- **Objective**
Transcribe the records that follow exactly. Skip the pictures.

- **Exercise materials**
------------------------------------------------------------
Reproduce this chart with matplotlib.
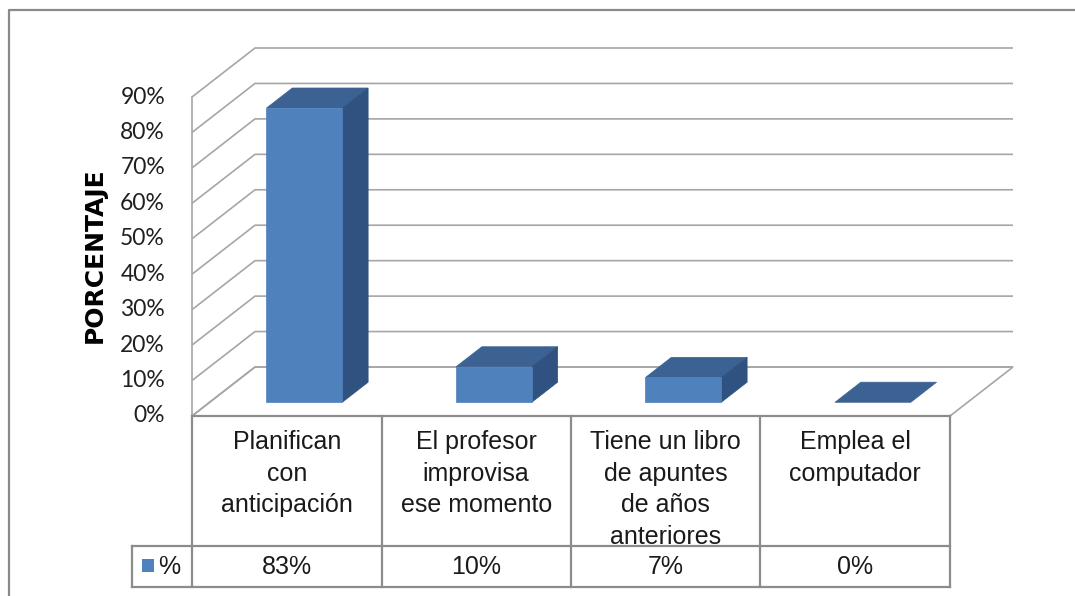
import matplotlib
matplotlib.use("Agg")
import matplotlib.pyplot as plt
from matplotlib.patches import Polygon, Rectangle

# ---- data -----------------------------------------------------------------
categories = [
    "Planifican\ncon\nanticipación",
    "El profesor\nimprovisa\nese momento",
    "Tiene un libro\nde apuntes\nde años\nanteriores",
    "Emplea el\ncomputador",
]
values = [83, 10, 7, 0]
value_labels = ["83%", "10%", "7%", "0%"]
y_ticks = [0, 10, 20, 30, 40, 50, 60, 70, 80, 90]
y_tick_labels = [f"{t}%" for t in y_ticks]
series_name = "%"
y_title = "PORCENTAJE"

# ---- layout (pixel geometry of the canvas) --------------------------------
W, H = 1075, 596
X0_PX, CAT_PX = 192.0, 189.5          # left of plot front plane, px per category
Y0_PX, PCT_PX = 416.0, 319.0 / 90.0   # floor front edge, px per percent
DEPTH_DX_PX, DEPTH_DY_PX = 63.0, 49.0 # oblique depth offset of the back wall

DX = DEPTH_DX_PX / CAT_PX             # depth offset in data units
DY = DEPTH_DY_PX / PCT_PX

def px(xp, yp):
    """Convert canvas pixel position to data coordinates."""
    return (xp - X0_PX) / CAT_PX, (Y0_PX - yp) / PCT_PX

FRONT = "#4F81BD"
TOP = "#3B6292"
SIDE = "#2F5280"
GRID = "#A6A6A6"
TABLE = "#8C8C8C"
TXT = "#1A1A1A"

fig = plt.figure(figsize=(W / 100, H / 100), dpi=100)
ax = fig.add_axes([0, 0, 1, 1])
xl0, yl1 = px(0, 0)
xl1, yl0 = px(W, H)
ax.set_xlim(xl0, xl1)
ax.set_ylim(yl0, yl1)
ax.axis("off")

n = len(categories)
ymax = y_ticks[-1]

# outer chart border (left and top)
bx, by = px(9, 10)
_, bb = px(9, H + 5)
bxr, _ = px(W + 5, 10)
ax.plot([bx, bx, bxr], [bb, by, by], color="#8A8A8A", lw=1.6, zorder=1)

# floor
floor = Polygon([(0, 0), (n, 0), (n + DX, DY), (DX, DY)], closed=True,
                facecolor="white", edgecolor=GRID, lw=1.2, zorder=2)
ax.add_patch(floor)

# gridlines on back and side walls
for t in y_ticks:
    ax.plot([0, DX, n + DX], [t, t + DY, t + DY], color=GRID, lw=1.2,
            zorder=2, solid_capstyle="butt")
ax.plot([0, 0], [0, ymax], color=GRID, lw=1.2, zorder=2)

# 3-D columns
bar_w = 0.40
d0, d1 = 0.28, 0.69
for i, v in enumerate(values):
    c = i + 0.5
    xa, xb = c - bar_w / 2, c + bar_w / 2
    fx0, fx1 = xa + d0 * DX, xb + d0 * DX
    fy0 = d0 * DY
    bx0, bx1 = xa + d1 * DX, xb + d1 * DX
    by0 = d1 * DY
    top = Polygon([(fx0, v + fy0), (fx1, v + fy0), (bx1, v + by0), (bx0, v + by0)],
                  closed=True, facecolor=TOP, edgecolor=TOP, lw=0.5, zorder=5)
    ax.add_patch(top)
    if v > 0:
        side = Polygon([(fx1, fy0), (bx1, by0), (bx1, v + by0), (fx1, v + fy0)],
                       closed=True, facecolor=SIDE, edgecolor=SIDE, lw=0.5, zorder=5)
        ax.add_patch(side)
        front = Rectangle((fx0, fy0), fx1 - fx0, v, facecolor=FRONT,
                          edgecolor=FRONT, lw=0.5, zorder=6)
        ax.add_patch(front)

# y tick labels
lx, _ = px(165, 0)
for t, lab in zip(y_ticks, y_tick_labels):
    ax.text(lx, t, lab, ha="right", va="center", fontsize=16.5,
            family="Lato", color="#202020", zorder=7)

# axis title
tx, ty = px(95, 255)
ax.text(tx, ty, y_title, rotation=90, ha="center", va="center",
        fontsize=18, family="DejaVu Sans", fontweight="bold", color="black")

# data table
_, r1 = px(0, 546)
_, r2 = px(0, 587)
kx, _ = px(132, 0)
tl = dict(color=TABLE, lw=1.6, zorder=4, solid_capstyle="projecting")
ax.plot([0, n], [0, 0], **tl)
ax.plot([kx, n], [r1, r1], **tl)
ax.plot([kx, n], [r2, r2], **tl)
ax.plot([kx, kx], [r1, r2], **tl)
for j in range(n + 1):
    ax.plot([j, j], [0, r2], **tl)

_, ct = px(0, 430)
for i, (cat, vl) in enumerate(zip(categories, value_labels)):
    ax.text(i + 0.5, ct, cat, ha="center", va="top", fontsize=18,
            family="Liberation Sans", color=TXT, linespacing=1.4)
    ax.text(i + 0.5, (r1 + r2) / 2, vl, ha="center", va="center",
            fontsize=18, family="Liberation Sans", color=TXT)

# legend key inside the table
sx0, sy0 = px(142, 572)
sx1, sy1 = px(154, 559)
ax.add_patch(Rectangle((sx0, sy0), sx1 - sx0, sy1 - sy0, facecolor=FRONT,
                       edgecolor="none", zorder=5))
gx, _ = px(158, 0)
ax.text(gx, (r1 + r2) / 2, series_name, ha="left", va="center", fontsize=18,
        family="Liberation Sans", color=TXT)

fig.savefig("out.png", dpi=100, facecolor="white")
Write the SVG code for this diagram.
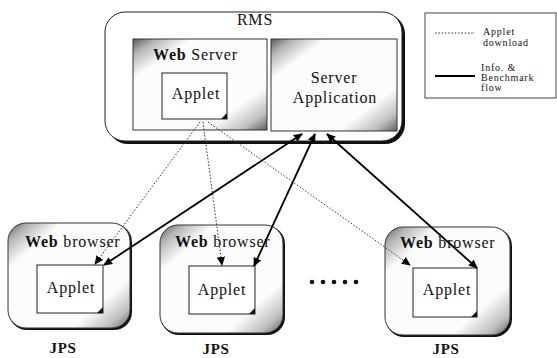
------------------------------------------------------------
- **Task answer**
Reproduce this chart with matplotlib.
import matplotlib
matplotlib.use("Agg")
import matplotlib.pyplot as plt
from matplotlib.patches import Polygon, Rectangle

# ---- data -----------------------------------------------------------------
categories = [
    "Planifican\ncon\nanticipación",
    "El profesor\nimprovisa\nese momento",
    "Tiene un libro\nde apuntes\nde años\nanteriores",
    "Emplea el\ncomputador",
]
values = [83, 10, 7, 0]
value_labels = ["83%", "10%", "7%", "0%"]
y_ticks = [0, 10, 20, 30, 40, 50, 60, 70, 80, 90]
y_tick_labels = [f"{t}%" for t in y_ticks]
series_name = "%"
y_title = "PORCENTAJE"

# ---- layout (pixel geometry of the canvas) --------------------------------
W, H = 1075, 596
X0_PX, CAT_PX = 192.0, 189.5          # left of plot front plane, px per category
Y0_PX, PCT_PX = 416.0, 319.0 / 90.0   # floor front edge, px per percent
DEPTH_DX_PX, DEPTH_DY_PX = 63.0, 49.0 # oblique depth offset of the back wall

DX = DEPTH_DX_PX / CAT_PX             # depth offset in data units
DY = DEPTH_DY_PX / PCT_PX

def px(xp, yp):
    """Convert canvas pixel position to data coordinates."""
    return (xp - X0_PX) / CAT_PX, (Y0_PX - yp) / PCT_PX

FRONT = "#4F81BD"
TOP = "#3B6292"
SIDE = "#2F5280"
GRID = "#A6A6A6"
TABLE = "#8C8C8C"
TXT = "#1A1A1A"

fig = plt.figure(figsize=(W / 100, H / 100), dpi=100)
ax = fig.add_axes([0, 0, 1, 1])
xl0, yl1 = px(0, 0)
xl1, yl0 = px(W, H)
ax.set_xlim(xl0, xl1)
ax.set_ylim(yl0, yl1)
ax.axis("off")

n = len(categories)
ymax = y_ticks[-1]

# outer chart border (left and top)
bx, by = px(9, 10)
_, bb = px(9, H + 5)
bxr, _ = px(W + 5, 10)
ax.plot([bx, bx, bxr], [bb, by, by], color="#8A8A8A", lw=1.6, zorder=1)

# floor
floor = Polygon([(0, 0), (n, 0), (n + DX, DY), (DX, DY)], closed=True,
                facecolor="white", edgecolor=GRID, lw=1.2, zorder=2)
ax.add_patch(floor)

# gridlines on back and side walls
for t in y_ticks:
    ax.plot([0, DX, n + DX], [t, t + DY, t + DY], color=GRID, lw=1.2,
            zorder=2, solid_capstyle="butt")
ax.plot([0, 0], [0, ymax], color=GRID, lw=1.2, zorder=2)

# 3-D columns
bar_w = 0.40
d0, d1 = 0.28, 0.69
for i, v in enumerate(values):
    c = i + 0.5
    xa, xb = c - bar_w / 2, c + bar_w / 2
    fx0, fx1 = xa + d0 * DX, xb + d0 * DX
    fy0 = d0 * DY
    bx0, bx1 = xa + d1 * DX, xb + d1 * DX
    by0 = d1 * DY
    top = Polygon([(fx0, v + fy0), (fx1, v + fy0), (bx1, v + by0), (bx0, v + by0)],
                  closed=True, facecolor=TOP, edgecolor=TOP, lw=0.5, zorder=5)
    ax.add_patch(top)
    if v > 0:
        side = Polygon([(fx1, fy0), (bx1, by0), (bx1, v + by0), (fx1, v + fy0)],
                       closed=True, facecolor=SIDE, edgecolor=SIDE, lw=0.5, zorder=5)
        ax.add_patch(side)
        front = Rectangle((fx0, fy0), fx1 - fx0, v, facecolor=FRONT,
                          edgecolor=FRONT, lw=0.5, zorder=6)
        ax.add_patch(front)

# y tick labels
lx, _ = px(165, 0)
for t, lab in zip(y_ticks, y_tick_labels):
    ax.text(lx, t, lab, ha="right", va="center", fontsize=16.5,
            family="Lato", color="#202020", zorder=7)

# axis title
tx, ty = px(95, 255)
ax.text(tx, ty, y_title, rotation=90, ha="center", va="center",
        fontsize=18, family="DejaVu Sans", fontweight="bold", color="black")

# data table
_, r1 = px(0, 546)
_, r2 = px(0, 587)
kx, _ = px(132, 0)
tl = dict(color=TABLE, lw=1.6, zorder=4, solid_capstyle="projecting")
ax.plot([0, n], [0, 0], **tl)
ax.plot([kx, n], [r1, r1], **tl)
ax.plot([kx, n], [r2, r2], **tl)
ax.plot([kx, kx], [r1, r2], **tl)
for j in range(n + 1):
    ax.plot([j, j], [0, r2], **tl)

_, ct = px(0, 430)
for i, (cat, vl) in enumerate(zip(categories, value_labels)):
    ax.text(i + 0.5, ct, cat, ha="center", va="top", fontsize=18,
            family="Liberation Sans", color=TXT, linespacing=1.4)
    ax.text(i + 0.5, (r1 + r2) / 2, vl, ha="center", va="center",
            fontsize=18, family="Liberation Sans", color=TXT)

# legend key inside the table
sx0, sy0 = px(142, 572)
sx1, sy1 = px(154, 559)
ax.add_patch(Rectangle((sx0, sy0), sx1 - sx0, sy1 - sy0, facecolor=FRONT,
                       edgecolor="none", zorder=5))
gx, _ = px(158, 0)
ax.text(gx, (r1 + r2) / 2, series_name, ha="left", va="center", fontsize=18,
        family="Liberation Sans", color=TXT)

fig.savefig("out.png", dpi=100, facecolor="white")
Write the SVG code for this diagram.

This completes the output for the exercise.